Honor Flight coordinates dozens of flights each year from Alabama, Florida, Georgia, Michigan, New York, North Dakota (which also represents South Dakota and Minnesota), North Carolina, Ohio and Utah. “We have 30 to 50 applicants per day from veterans as far away as Alaska,” Bailey says.
An unforgettable experience
On an Honor Flight trip, every expense is covered, including meals, ground transportation, and oxygen tanks and motorized wheelchairs for veterans who need them. Volunteers pay for their own tickets, and each flight has a medical attendant.
Natalie Kindt, 34, of Atlanta, volunteered on a flight and it was an experience she’ll never forget. “Now I’ll never pass another veteran without saying thank you,” she says.
Morse steadfastly refuses all offers from veterans who ask if they can help pay their way, which typically costs several hundred dollars. “They’ve done enough already,” he says.
“When we arrived at the airport, we didn’t even have to buy our breakfast,” says Dayton resident Jim Eby, 85, a World War II pilot who took a flight with his brother Harold, 92, also a veteran, this spring. “They gave us a sack of food.”
Before each flight from Dayton, Morse meets departing veterans at the airport, greeting each one personally. When the airplane lands in Baltimore, Md., typically meeting up with Honor Flights from other cities, he assembles the group into waiting chartered buses and heads into nearby Washington, D.C.
At the memorial, located between the Washington Monument and the Lincoln Memorial, veterans gravitate into the large circular pavilion ringed with elegant columns representing each state. Many are moved to tears.
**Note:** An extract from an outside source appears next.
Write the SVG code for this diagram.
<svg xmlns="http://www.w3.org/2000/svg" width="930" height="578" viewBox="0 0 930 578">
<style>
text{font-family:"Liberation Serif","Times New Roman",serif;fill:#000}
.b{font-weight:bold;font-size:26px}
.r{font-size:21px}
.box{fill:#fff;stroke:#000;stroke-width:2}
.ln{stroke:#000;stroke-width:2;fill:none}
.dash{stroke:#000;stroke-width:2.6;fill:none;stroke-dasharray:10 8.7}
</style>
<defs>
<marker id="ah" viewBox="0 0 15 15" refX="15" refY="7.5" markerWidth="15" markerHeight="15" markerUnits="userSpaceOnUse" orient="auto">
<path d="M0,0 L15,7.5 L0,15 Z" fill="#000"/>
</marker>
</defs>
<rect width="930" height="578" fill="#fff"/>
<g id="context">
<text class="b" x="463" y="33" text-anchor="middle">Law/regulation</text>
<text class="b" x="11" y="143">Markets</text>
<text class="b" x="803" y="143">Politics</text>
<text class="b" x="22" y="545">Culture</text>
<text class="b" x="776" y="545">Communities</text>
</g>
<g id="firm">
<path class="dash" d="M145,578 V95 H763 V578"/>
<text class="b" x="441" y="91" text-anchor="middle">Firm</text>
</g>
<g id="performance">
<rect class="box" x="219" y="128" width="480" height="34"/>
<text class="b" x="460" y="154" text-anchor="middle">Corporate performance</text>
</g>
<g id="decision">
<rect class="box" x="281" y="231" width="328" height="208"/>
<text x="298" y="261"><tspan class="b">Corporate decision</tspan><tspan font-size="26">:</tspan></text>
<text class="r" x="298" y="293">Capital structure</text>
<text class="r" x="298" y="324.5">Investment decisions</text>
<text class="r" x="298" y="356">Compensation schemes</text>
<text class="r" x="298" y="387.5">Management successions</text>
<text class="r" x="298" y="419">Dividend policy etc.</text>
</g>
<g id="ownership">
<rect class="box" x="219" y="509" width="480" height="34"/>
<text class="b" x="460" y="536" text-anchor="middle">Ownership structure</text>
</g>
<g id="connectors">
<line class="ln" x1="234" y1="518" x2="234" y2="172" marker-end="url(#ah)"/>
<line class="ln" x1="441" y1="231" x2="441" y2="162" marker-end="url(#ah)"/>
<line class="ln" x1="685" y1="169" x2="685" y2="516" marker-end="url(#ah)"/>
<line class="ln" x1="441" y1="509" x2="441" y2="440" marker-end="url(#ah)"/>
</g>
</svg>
Dozens of other visitors are anxious to meet the veterans, shake their hands and express their thanks.
“A young female sailor came up to me and asked what branch of the military I was in,” says Fern Metcalf, 84, a U.S. Navy WAVES veteran from Troy, Ohio. “When I told her the Navy, she grabbed my arm and asked another sailor to take a picture of us. Then she stayed with me as I walked all around the memorial.”
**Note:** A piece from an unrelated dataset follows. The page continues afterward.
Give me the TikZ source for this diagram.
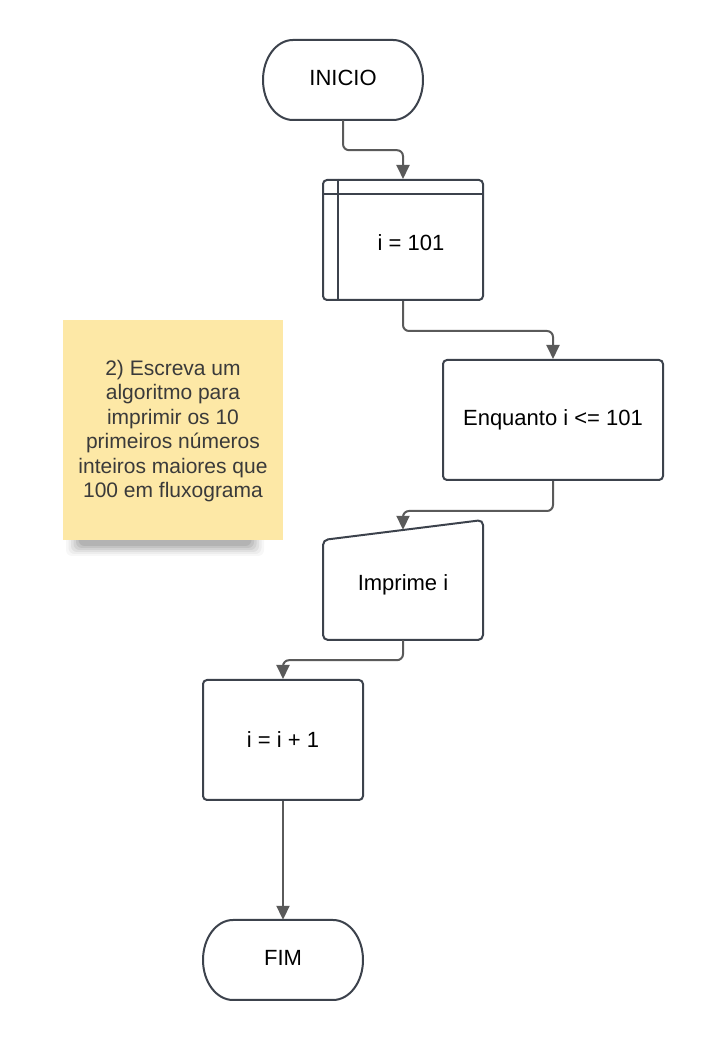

“Here I am, 84 years old, with a smile I can’t wipe off,” Metcalf adds. “It gives me goose bumps when I think about how special we were made to feel.”
George Cordrey, 85, who fought in the Battle of Iwo Jima, traveled from Cincinnati to Columbus to connect with his Honor Flight trip. “A couple approached me from out of the blue,” he says. “They hugged me and thanked me. I don’t know who they were or where they were from, but we all sobbed. It was so touching.”
“They’ll have a whole day of people coming up to them, shaking their hands, thanking them,” Morse says. “At the end of the day, they’ll have a tremendous understanding of how much this country admires their service and their sacrifice.”
A rejuvenating effect
At the center of the memorial is a pair of gushing, towering fountains —symbols, according to the memorial’s official statement of purpose, “of the moral strength and awesome power that can flow when a free people are united and bonded together in a just cause.” Morse says the torrents of water have a rejuvenating effect on the visiting veterans.
“I call it the fountain of youth,” he says. “There’s a transformation that takes place. They get on the plane in the morning, they’re in their 80s. They get on that evening to come back home, it’s like they’re in their 60s.”
Some 1,500 World War II veterans are on a waiting list of upcoming Honor Flights and Morse vows to keep working until they all get to see the memorial that honors them. And even then, he has no plans to stop.
“Once we get all the World War II vets, we’ll get the Korean vets,” he says. “And then we’ll help the Vietnam vets . . . and the vets of Iraq and Afghanistan, if there’s a memorial for that. This is going to continue.”
“This is the most honorable, noble thing I’ve ever done in my life,” he adds. “It’s so much further-reaching and meaningful than I ever thought it was going to be.”